(AIM):
Images must not appear in your copy; reproduce every other part of the records exactly.

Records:

------------

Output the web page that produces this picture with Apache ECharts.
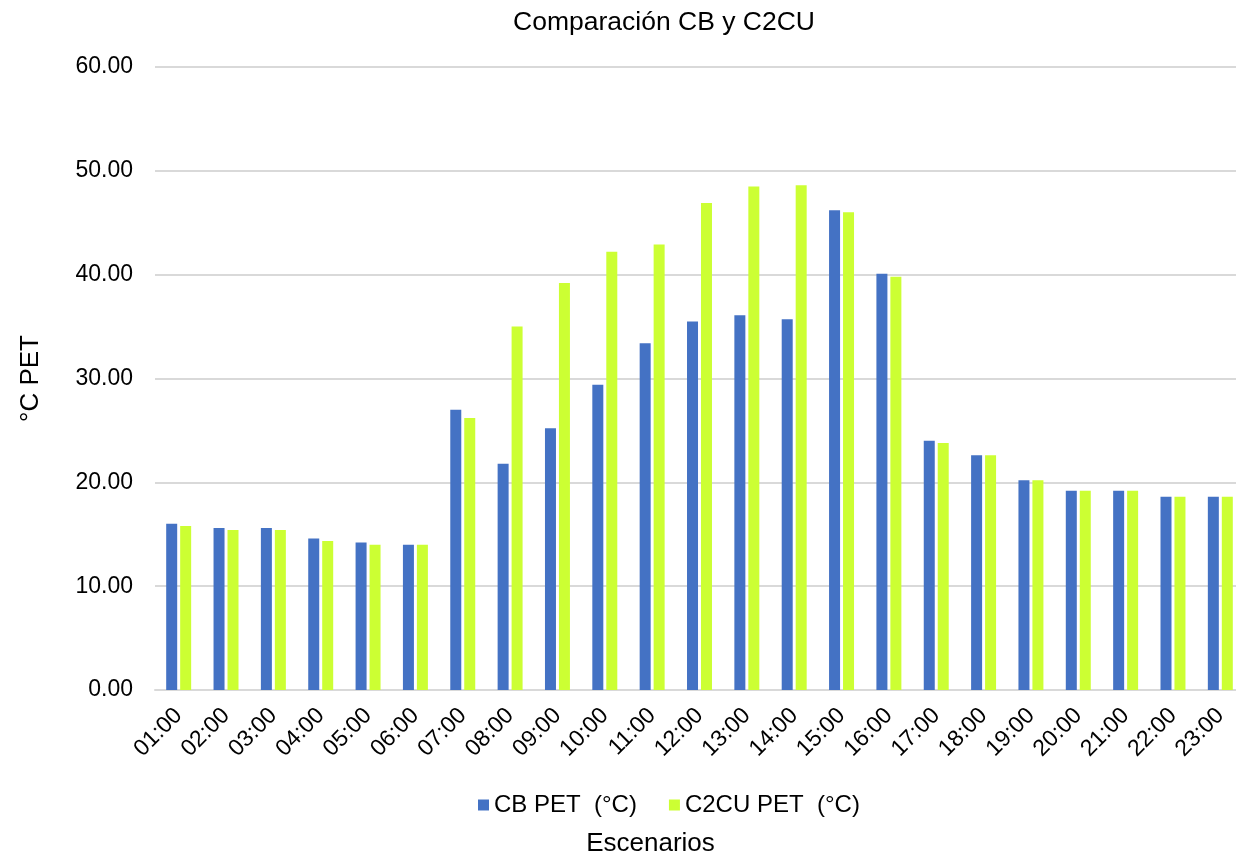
<!DOCTYPE html>
<html><head><meta charset="utf-8">
<script src="https://cdn.jsdelivr.net/npm/echarts@6/dist/echarts.min.js"></script>
<style>html,body{margin:0;padding:0;background:#fff}#c{width:1236px;height:855px}</style>
</head><body><div id="c"></div>
<script>
const categories = ['01:00','02:00','03:00','04:00','05:00','06:00','07:00','08:00','09:00','10:00','11:00','12:00','13:00','14:00','15:00','16:00','17:00','18:00','19:00','20:00','21:00','22:00','23:00'];
const cbPET = [16.0,15.6,15.6,14.6,14.2,14.0,27.0,21.8,25.2,29.4,33.4,35.5,36.1,35.7,46.2,40.1,24.0,22.6,20.2,19.2,19.2,18.6,18.6];
const c2cuPET = [15.8,15.4,15.4,14.35,14.0,14.0,26.2,35.0,39.2,42.2,42.9,46.9,48.5,48.6,46.0,39.8,23.8,22.6,20.2,19.2,19.2,18.6,18.6];
const yTicks = {min:0, max:60, interval:10};
const FONT = 'Liberation Sans, Arial, sans-serif';
const chart = echarts.init(document.getElementById('c'), null, {renderer:'canvas'});
chart.setOption({
  animation:false,
  backgroundColor:'#fff',
  title:{text:'Comparación CB y C2CU', left:659, top:4, textAlign:'center',
    textStyle:{fontFamily:FONT, fontSize:26.5, fontWeight:'normal', color:'#000'}},
  grid:{left:155, top:67, width:1089, height:623, containLabel:false, outerBoundsMode:'none'},
  legend:{top:788, left:473, itemWidth:11, itemHeight:11, itemGap:32,
    textStyle:{fontFamily:FONT, fontSize:24, color:'#000'},
    data:['CB PET  (°C)','C2CU PET  (°C)'], icon:'rect'},
  xAxis:{type:'category', data:categories,
    name:'Escenarios', nameLocation:'middle', nameGap:141,
    nameTextStyle:{fontFamily:FONT, fontSize:26, color:'#000', padding:[0,0,0,-98]},
    axisLine:{lineStyle:{color:'#d9d9d9', width:2}},
    axisTick:{show:false},
    axisLabel:{rotate:45, interval:0, fontFamily:FONT, fontSize:23, color:'#000', margin:22}},
  yAxis:{type:'value', min:yTicks.min, max:yTicks.max, interval:yTicks.interval,
    name:'°C PET', nameLocation:'middle', nameGap:111, nameRotate:90,
    nameTextStyle:{fontFamily:FONT, fontSize:26, color:'#000'},
    axisLine:{show:false}, axisTick:{show:false},
    splitLine:{lineStyle:{color:'#d9d9d9', width:2}},
    axisLabel:{formatter:v=>v.toFixed(2), fontFamily:FONT, fontSize:23, color:'#000', margin:22}},
  series:[
    {name:'CB PET  (°C)', type:'bar', data:cbPET, barWidth:11, barGap:'27%',
      itemStyle:{color:'#4472c4'}},
    {name:'C2CU PET  (°C)', type:'bar', data:c2cuPET, barWidth:11,
      itemStyle:{color:'#ccff33'}}
  ]
});
</script></body></html>
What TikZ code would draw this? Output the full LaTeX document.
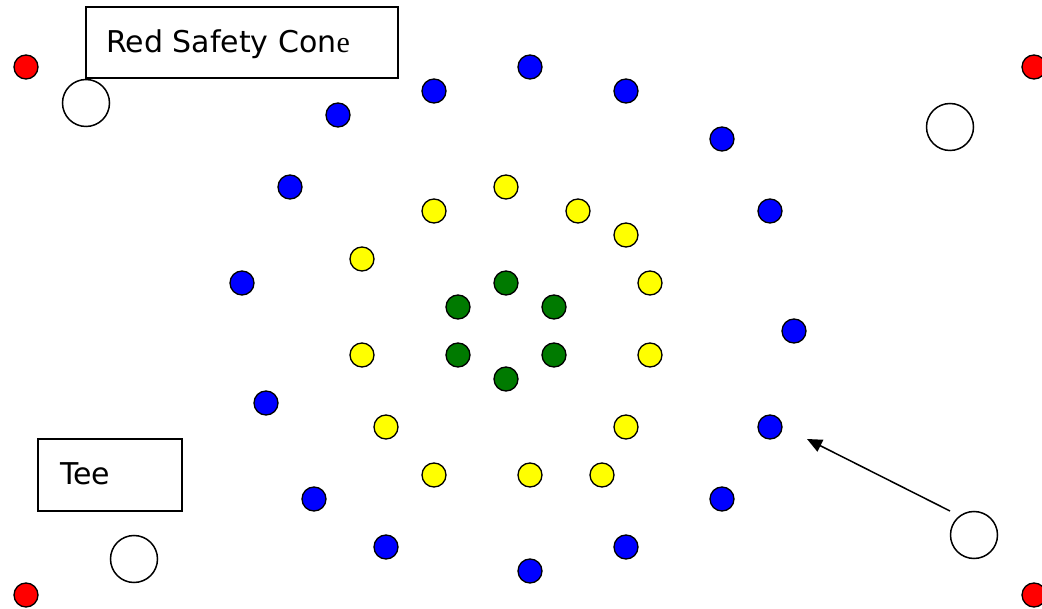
\documentclass[tikz,border=0pt]{standalone}
\usepackage{fontspec}
\setmainfont{DejaVu Sans}
\newfontfamily\serifE{Liberation Serif}
\usetikzlibrary{arrows.meta}
\definecolor{cred}{RGB}{255,0,0}
\definecolor{cblue}{RGB}{0,0,255}
\definecolor{cyellow}{RGB}{255,255,0}
\definecolor{cgreen}{RGB}{0,122,0}
\tikzset{
  dot/.style={circle,draw=black,line width=1.3pt,minimum size=24pt,inner sep=0pt},
  reddot/.style={dot,fill=cred},
  bluedot/.style={dot,fill=cblue},
  yellowdot/.style={dot,fill=cyellow},
  greendot/.style={dot,fill=cgreen},
  conering/.style={circle,draw=black,line width=1.5pt,fill=white,minimum size=47pt,inner sep=0pt},
  labelbox/.style={draw=black,line width=1.3pt,inner sep=0pt},
  labeltext/.style={anchor=base west,inner sep=0pt,font=\fontsize{30}{34}\selectfont},
  arrowline/.style={line width=1.5pt,-{Triangle[length=15pt,width=13pt]}}
}
\begin{document}
\begin{tikzpicture}[x=1pt,y=-1pt]
\useasboundingbox (0,0) rectangle (1042,609);
% red corner dots
\node[reddot] (r1) at (26,67) {};
\node[reddot] (r2) at (1034,67) {};
\node[reddot] (r3) at (26,595) {};
\node[reddot] (r4) at (1034,595) {};
% white rings
\node[conering] (w1) at (86,103) {};
\node[conering] (w2) at (950,127) {};
\node[conering] (w3) at (134,559) {};
\node[conering] (w4) at (974,535) {};
% blue
\foreach \x/\y [count=\i] in {530/67,434/91,626/91,338/115,722/139,290/187,770/211,242/283,794/331,266/403,770/427,314/499,722/499,386/547,626/547,530/571}
  \node[bluedot] (b\i) at (\x,\y) {};
% yellow
\foreach \x/\y [count=\i] in {506/187,434/211,578/211,626/235,362/259,650/283,362/355,650/355,386/427,626/427,434/475,530/475,602/475}
  \node[yellowdot] (y\i) at (\x,\y) {};
% green
\foreach \x/\y [count=\i] in {506/283,458/307,554/307,458/355,554/355,506/379}
  \node[greendot] (g\i) at (\x,\y) {};
% label boxes
\node[labelbox,minimum width=312pt,minimum height=71pt] (lbl1) at (242,42.5) {};
\node[labeltext] (t1) at (106,53) {Red Safety Con{\serifE e}};
\node[labelbox,minimum width=144pt,minimum height=72pt] (lbl2) at (110,475) {};
\node[labeltext] (t2) at (60,485) {Tee};
% arrow
\coordinate (as) at (950,511);
\coordinate (ae) at (807,439);
\draw[arrowline] (as) -- (ae);
\end{tikzpicture}
\end{document}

------------

(TASK RESULT):
Output the web page that produces this picture with Apache ECharts.
<!DOCTYPE html>
<html><head><meta charset="utf-8">
<script src="https://cdn.jsdelivr.net/npm/echarts@6/dist/echarts.min.js"></script>
<style>html,body{margin:0;padding:0;background:#fff}#c{width:1236px;height:855px}</style>
</head><body><div id="c"></div>
<script>
const categories = ['01:00','02:00','03:00','04:00','05:00','06:00','07:00','08:00','09:00','10:00','11:00','12:00','13:00','14:00','15:00','16:00','17:00','18:00','19:00','20:00','21:00','22:00','23:00'];
const cbPET = [16.0,15.6,15.6,14.6,14.2,14.0,27.0,21.8,25.2,29.4,33.4,35.5,36.1,35.7,46.2,40.1,24.0,22.6,20.2,19.2,19.2,18.6,18.6];
const c2cuPET = [15.8,15.4,15.4,14.35,14.0,14.0,26.2,35.0,39.2,42.2,42.9,46.9,48.5,48.6,46.0,39.8,23.8,22.6,20.2,19.2,19.2,18.6,18.6];
const yTicks = {min:0, max:60, interval:10};
const FONT = 'Liberation Sans, Arial, sans-serif';
const chart = echarts.init(document.getElementById('c'), null, {renderer:'canvas'});
chart.setOption({
  animation:false,
  backgroundColor:'#fff',
  title:{text:'Comparación CB y C2CU', left:659, top:4, textAlign:'center',
    textStyle:{fontFamily:FONT, fontSize:26.5, fontWeight:'normal', color:'#000'}},
  grid:{left:155, top:67, width:1089, height:623, containLabel:false, outerBoundsMode:'none'},
  legend:{top:788, left:473, itemWidth:11, itemHeight:11, itemGap:32,
    textStyle:{fontFamily:FONT, fontSize:24, color:'#000'},
    data:['CB PET  (°C)','C2CU PET  (°C)'], icon:'rect'},
  xAxis:{type:'category', data:categories,
    name:'Escenarios', nameLocation:'middle', nameGap:141,
    nameTextStyle:{fontFamily:FONT, fontSize:26, color:'#000', padding:[0,0,0,-98]},
    axisLine:{lineStyle:{color:'#d9d9d9', width:2}},
    axisTick:{show:false},
    axisLabel:{rotate:45, interval:0, fontFamily:FONT, fontSize:23, color:'#000', margin:22}},
  yAxis:{type:'value', min:yTicks.min, max:yTicks.max, interval:yTicks.interval,
    name:'°C PET', nameLocation:'middle', nameGap:111, nameRotate:90,
    nameTextStyle:{fontFamily:FONT, fontSize:26, color:'#000'},
    axisLine:{show:false}, axisTick:{show:false},
    splitLine:{lineStyle:{color:'#d9d9d9', width:2}},
    axisLabel:{formatter:v=>v.toFixed(2), fontFamily:FONT, fontSize:23, color:'#000', margin:22}},
  series:[
    {name:'CB PET  (°C)', type:'bar', data:cbPET, barWidth:11, barGap:'27%',
      itemStyle:{color:'#4472c4'}},
    {name:'C2CU PET  (°C)', type:'bar', data:c2cuPET, barWidth:11,
      itemStyle:{color:'#ccff33'}}
  ]
});
</script></body></html>
What TikZ code would draw this? Output the full LaTeX document.
\documentclass[tikz,border=0pt]{standalone}
\usepackage{fontspec}
\setmainfont{DejaVu Sans}
\newfontfamily\serifE{Liberation Serif}
\usetikzlibrary{arrows.meta}
\definecolor{cred}{RGB}{255,0,0}
\definecolor{cblue}{RGB}{0,0,255}
\definecolor{cyellow}{RGB}{255,255,0}
\definecolor{cgreen}{RGB}{0,122,0}
\tikzset{
  dot/.style={circle,draw=black,line width=1.3pt,minimum size=24pt,inner sep=0pt},
  reddot/.style={dot,fill=cred},
  bluedot/.style={dot,fill=cblue},
  yellowdot/.style={dot,fill=cyellow},
  greendot/.style={dot,fill=cgreen},
  conering/.style={circle,draw=black,line width=1.5pt,fill=white,minimum size=47pt,inner sep=0pt},
  labelbox/.style={draw=black,line width=1.3pt,inner sep=0pt},
  labeltext/.style={anchor=base west,inner sep=0pt,font=\fontsize{30}{34}\selectfont},
  arrowline/.style={line width=1.5pt,-{Triangle[length=15pt,width=13pt]}}
}
\begin{document}
\begin{tikzpicture}[x=1pt,y=-1pt]
\useasboundingbox (0,0) rectangle (1042,609);
% red corner dots
\node[reddot] (r1) at (26,67) {};
\node[reddot] (r2) at (1034,67) {};
\node[reddot] (r3) at (26,595) {};
\node[reddot] (r4) at (1034,595) {};
% white rings
\node[conering] (w1) at (86,103) {};
\node[conering] (w2) at (950,127) {};
\node[conering] (w3) at (134,559) {};
\node[conering] (w4) at (974,535) {};
% blue
\foreach \x/\y [count=\i] in {530/67,434/91,626/91,338/115,722/139,290/187,770/211,242/283,794/331,266/403,770/427,314/499,722/499,386/547,626/547,530/571}
  \node[bluedot] (b\i) at (\x,\y) {};
% yellow
\foreach \x/\y [count=\i] in {506/187,434/211,578/211,626/235,362/259,650/283,362/355,650/355,386/427,626/427,434/475,530/475,602/475}
  \node[yellowdot] (y\i) at (\x,\y) {};
% green
\foreach \x/\y [count=\i] in {506/283,458/307,554/307,458/355,554/355,506/379}
  \node[greendot] (g\i) at (\x,\y) {};
% label boxes
\node[labelbox,minimum width=312pt,minimum height=71pt] (lbl1) at (242,42.5) {};
\node[labeltext] (t1) at (106,53) {Red Safety Con{\serifE e}};
\node[labelbox,minimum width=144pt,minimum height=72pt] (lbl2) at (110,475) {};
\node[labeltext] (t2) at (60,485) {Tee};
% arrow
\coordinate (as) at (950,511);
\coordinate (ae) at (807,439);
\draw[arrowline] (as) -- (ae);
\end{tikzpicture}
\end{document}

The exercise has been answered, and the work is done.